Martin was an accomplished Squamish skier with a sterling record, including a win in the 2018 FIS Junior Freestyle Ski World Championships in Cardrona, New Zealand.
Her life ended all too soon in a mountain biking accident in 2019.
However, in her short time, she touched many lives.
This was evident on the weekend of March 25 to 26, when skiers from across Canada paid tribute to Martin in an annual tournament dubbed Live Like Miki, which was held at Laurentian Ski Hill.
This is the third time the tournament, hosted by the Elite Alpine Ski Cross club, has taken place.
Jason Sullivan, the head coach of the club, said the event was given Martin's namesake because of the extraordinary character of the athlete.
Despite being from another part of Canada, Sullivan had met Martin at an Alpine Canada ski cross camp.
"They invited her to this camp to try out for the team," recalled Sullivan. "And she showed up, and she really lit it up … It was a perfect fit for her. The coaches, we're like, 'Wow, who's this girl? Where did she come from?'"
On the training and competition circuits, Martin would then rub shoulders with members of Sullivan's club, which is located in North Bay, Ont.
It was during these interactions that he and many others found her to be not only an elite athlete, but an uncommonly kind person.

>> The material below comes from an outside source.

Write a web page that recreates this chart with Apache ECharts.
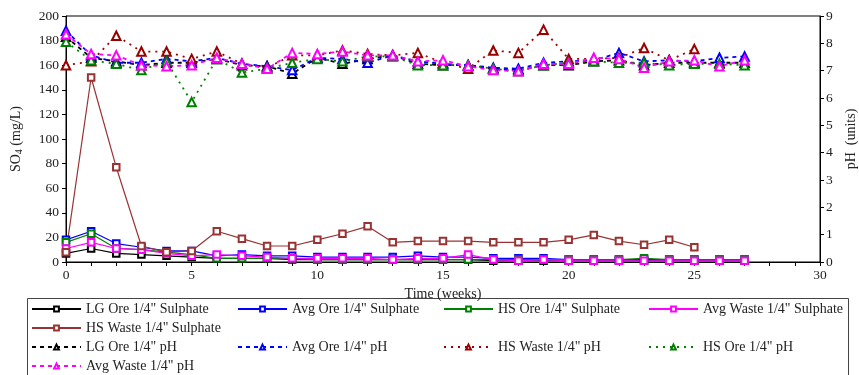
<!DOCTYPE html>
<html>
<head>
<meta charset="utf-8">
<script src="https://cdn.jsdelivr.net/npm/echarts@6/dist/echarts.min.js"></script>
<style>
  html, body { margin: 0; padding: 0; background: #fff; }
  #chart { width: 859px; height: 375px; }
</style>
</head>
<body>
<div id="chart"></div>
<script>
// Weeks of leaching
var weeks = [0,1,2,3,4,5,6,7,8,9,10,11,12,13,14,15,16,17,18,19,20,21,22,23,24,25,26,27];

// Sulphate concentration (mg/L)
var lgOreSulphate    = [7,11,7,6,5,4,3,3,3,2,2,2,2,2,2,2,2,1,1,1,1,1,1,1,1,1,1,1];
var avgOreSulphate   = [18,25,15,12,9,9,5,6,5,5,4,4,4,4,5,4,4,3,3,3,2,2,2,2,2,2,2,2];
var hsOreSulphate    = [16,23,11,10,8,6,3,3,3,3,2,2,2,2,2,2,2,2,2,2,2,2,2,3,2,2,2,2];
var avgWasteSulphate = [11,16,11,10,7,5,6,5,4,3,3,3,3,2,3,3,6,2,1,2,1,1,1,1,1,1,1,1];
var hsWasteSulphate  = [8,150,77,13,8,9,25,19,13,13,18,23,29,16,17,17,17,16,16,16,18,22,17,14,18,12];

// pH (units)
var lgOrePH    = [8.24,7.47,7.34,7.20,7.29,7.29,7.43,7.20,7.16,6.89,7.47,7.25,7.43,7.56,7.25,7.20,7.20,7.07,7.02,7.20,7.20,7.34,7.38,7.20,7.29,7.29,7.29,7.29];
var avgOrePH   = [8.46,7.56,7.29,7.29,7.43,7.34,7.47,7.25,7.16,7.02,7.47,7.43,7.29,7.56,7.34,7.25,7.20,7.11,7.07,7.29,7.34,7.38,7.65,7.34,7.38,7.34,7.47,7.52];
var hsWastePH  = [7.20,7.34,8.28,7.70,7.70,7.43,7.70,7.25,7.11,7.56,7.56,7.74,7.61,7.56,7.65,7.29,7.07,7.74,7.65,8.50,7.43,7.43,7.47,7.83,7.38,7.79];
var hsOrePH    = [8.06,7.38,7.25,7.02,7.34,5.85,7.43,6.93,7.07,7.29,7.43,7.34,7.52,7.52,7.20,7.20,7.20,7.07,6.98,7.20,7.29,7.34,7.29,7.29,7.20,7.25,7.25,7.20];
var avgWastePH = [8.33,7.61,7.56,7.20,7.16,7.20,7.47,7.25,7.07,7.65,7.61,7.70,7.56,7.56,7.34,7.38,7.16,7.02,6.98,7.25,7.25,7.47,7.43,7.11,7.34,7.38,7.16,7.38];

// Axis ranges
var xMin = 0, xMax = 30, xStep = 5;
var so4Min = 0, so4Max = 200, so4Step = 20;
var phMin = 0, phMax = 9, phStep = 1;

var FONT = '"Liberation Serif", "DejaVu Serif", serif';

function pairs(values) {
  return values.map(function (v, i) { return [weeks[i], v]; });
}

function sulphateSeries(name, color, values) {
  return {
    name: name, type: 'line', yAxisIndex: 0,
    data: pairs(values),
    symbol: 'emptyRect', symbolSize: 6.5,
    lineStyle: { color: color, width: 1.2 },
    itemStyle: { color: color, borderColor: color, borderWidth: 1 },
    z: 3
  };
}

function phSeries(name, color, values, dash) {
  return {
    name: name, type: 'line', yAxisIndex: 1,
    data: pairs(values),
    symbol: 'emptyTriangle', symbolSize: 8.5,
    lineStyle: { color: color, width: 1.8, type: dash },
    itemStyle: { color: color, borderColor: color, borderWidth: 1.1 },
    z: 4
  };
}

var series = [
  sulphateSeries('LG Ore 1/4" Sulphate', '#000000', lgOreSulphate),
  sulphateSeries('Avg Ore 1/4" Sulphate', '#0000ff', avgOreSulphate),
  sulphateSeries('HS Ore 1/4" Sulphate', '#008000', hsOreSulphate),
  sulphateSeries('Avg Waste 1/4" Sulphate', '#ff00ff', avgWasteSulphate),
  sulphateSeries('HS Waste 1/4" Sulphate', '#993333', hsWasteSulphate),
  phSeries('LG Ore 1/4" pH', '#000000', lgOrePH, [4, 4]),
  phSeries('Avg Ore 1/4" pH', '#0000ff', avgOrePH, [4, 4]),
  phSeries('HS Waste 1/4" pH', '#990000', hsWastePH, [2, 5]),
  phSeries('HS Ore 1/4" pH', '#008000', hsOrePH, [2, 5]),
  phSeries('Avg Waste 1/4" pH', '#ff00ff', avgWastePH, [4, 4])
];

// Legend entries laid out in four columns
var colX = [31, 237, 443, 648];
var rowY = [308, 327, 346, 365];
var legendSlots = [
  [0, 0], [1, 0], [2, 0], [3, 0],
  [0, 1],
  [0, 2], [1, 2], [2, 2], [3, 2],
  [0, 3]
];

var legends = series.map(function (s, k) {
  var slot = legendSlots[k];
  return {
    data: [s.name],
    left: colX[slot[0]],
    top: rowY[slot[1]] - 6,
    orient: 'horizontal',
    itemWidth: 49,
    itemHeight: 6,
    padding: 0,
    textStyle: { fontFamily: FONT, fontSize: 14, color: '#222' },
    selectedMode: false
  };
});

var chart = echarts.init(document.getElementById('chart'), null, { renderer: 'canvas' });
chart.setOption({
  animation: false,
  backgroundColor: '#ffffff',
  grid: {
    left: 66, right: 39, top: 16, bottom: 113,
    outerBoundsMode: 'none',
    containLabel: false,
    show: true, borderColor: '#000', borderWidth: 1, backgroundColor: 'transparent'
  },
  legend: legends,
  graphic: [{
    type: 'rect',
    shape: { x: 27.5, y: 298.5, width: 821, height: 90 },
    style: { fill: 'none', stroke: '#444', lineWidth: 1 },
    z: -1
  }],
  xAxis: {
    type: 'value', min: xMin, max: xMax, interval: xStep,
    name: 'Time (weeks)', nameLocation: 'middle', nameGap: 17,
    nameTextStyle: { fontFamily: FONT, fontSize: 14, color: '#222' },
    axisLine: { onZero: false, lineStyle: { color: '#000', width: 1 } },
    axisTick: { show: true, length: 4, lineStyle: { color: '#000' } },
    minorTick: { show: true, splitNumber: 5, length: 4, lineStyle: { color: '#000' } },
    axisLabel: { fontFamily: FONT, fontSize: 13.5, color: '#222', margin: 6 },
    splitLine: { show: false }
  },
  yAxis: [{
    type: 'value', min: so4Min, max: so4Max, interval: so4Step, position: 'left',
    name: 'SO{sub|4} (mg/L)', nameLocation: 'middle', nameGap: 42, nameRotate: 90,
    nameTextStyle: {
      fontFamily: FONT, fontSize: 14, color: '#222',
      rich: { sub: { fontFamily: FONT, fontSize: 10, color: '#222', verticalAlign: 'bottom', padding: [6, 0, 0, 0] } }
    },
    axisLine: { show: true, lineStyle: { color: '#000', width: 1 } },
    axisTick: { show: true, length: 4, inside: false, lineStyle: { color: '#000' } },
    axisLabel: { fontFamily: FONT, fontSize: 13.5, color: '#222', margin: 7 },
    splitLine: { show: false }
  }, {
    type: 'value', min: phMin, max: phMax, interval: phStep, position: 'right',
    name: 'pH  (units)', nameLocation: 'middle', nameGap: 24, nameRotate: 90,
    nameTextStyle: { fontFamily: FONT, fontSize: 14, color: '#222' },
    axisLine: { show: true, lineStyle: { color: '#000', width: 1 } },
    axisTick: { show: true, length: 4, inside: false, lineStyle: { color: '#000' } },
    axisLabel: { fontFamily: FONT, fontSize: 13.5, color: '#222', margin: 6 },
    splitLine: { show: false }
  }],
  series: series
});
</script>
</body>
</html>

"Mikayla was super awesome with all our athletes. She did things for our athletes that a normal person would [not] do for anybody — especially not knowing people very closely," said Sullivan.
In one case, he remembered, Martin drove 100 kilometres out of her way to give a chocolate, an iTunes gift card, and a get-well-soon card to an athlete who had broken her collarbone. And this was all for someone Martin had known for only three days.
"She was really good with all our athletes in every way, shape, or form — encouraging them, helping coach them, teaching them stuff," he said.
As a result, when Elite Alpine Ski Cross was getting ready to host its first race, flying Martin's flag was a natural decision.
"We were trying to come up with a name," said Sullivan. "And we put it out to the athletes and the athletes said, 'This is a no-brainer. This is what we want. And they wanted it to be 'Live like Miki.'"
Sullivan said that one of the goals of the event is to raise awareness for the Martin memorial fund.
As a tribute to the athlete's memory, the goal of the fund is to provide financial assistance to athletes in need of monetary support to pursue their dreams.
It's still accepting donations via GoFundMe.
For Martin's father, James, the Live Like Miki race is an emotional way to pay homage to his late daughter.
He said that in addition to the numerous attendees, 10 of her national teammates flew out to participate in the race, which was a beautiful show of support.
"It's still really hard. It's been, gosh, three and a half, going on four years now," said James. "She's just such a great human being, and a wonderful person to be around. But, yeah, so it's bittersweet. The loss is still horrible, but it's really touching to see how people remember and want to do things to help other up-and-coming ski racers in her memory. That's really special."
He said it's a wonderful tribute.
"It amazes me that she inspired people who are now inspired to continue doing things to remember her," Martin said.
Her national teammates have also taken steps to display a Miki logo at their ski-tuning tent during events, he said.
He noted that in Squamish, locals have continued to honour her memory with big gestures, such as the creation of Miki's Magic, a mountain biking trail dedicated in her name.
"Squamish has been amazing. Mikayla loved this town. And she loved the people, and she loved everything that it had to offer," said James. "And just the warmth and support from everyone in this community has been amazing. And in the wider ski community in Whistler and Vancouver and across the country. It's been just really, really lovely. And deeply, deeply appreciated — more than we can express."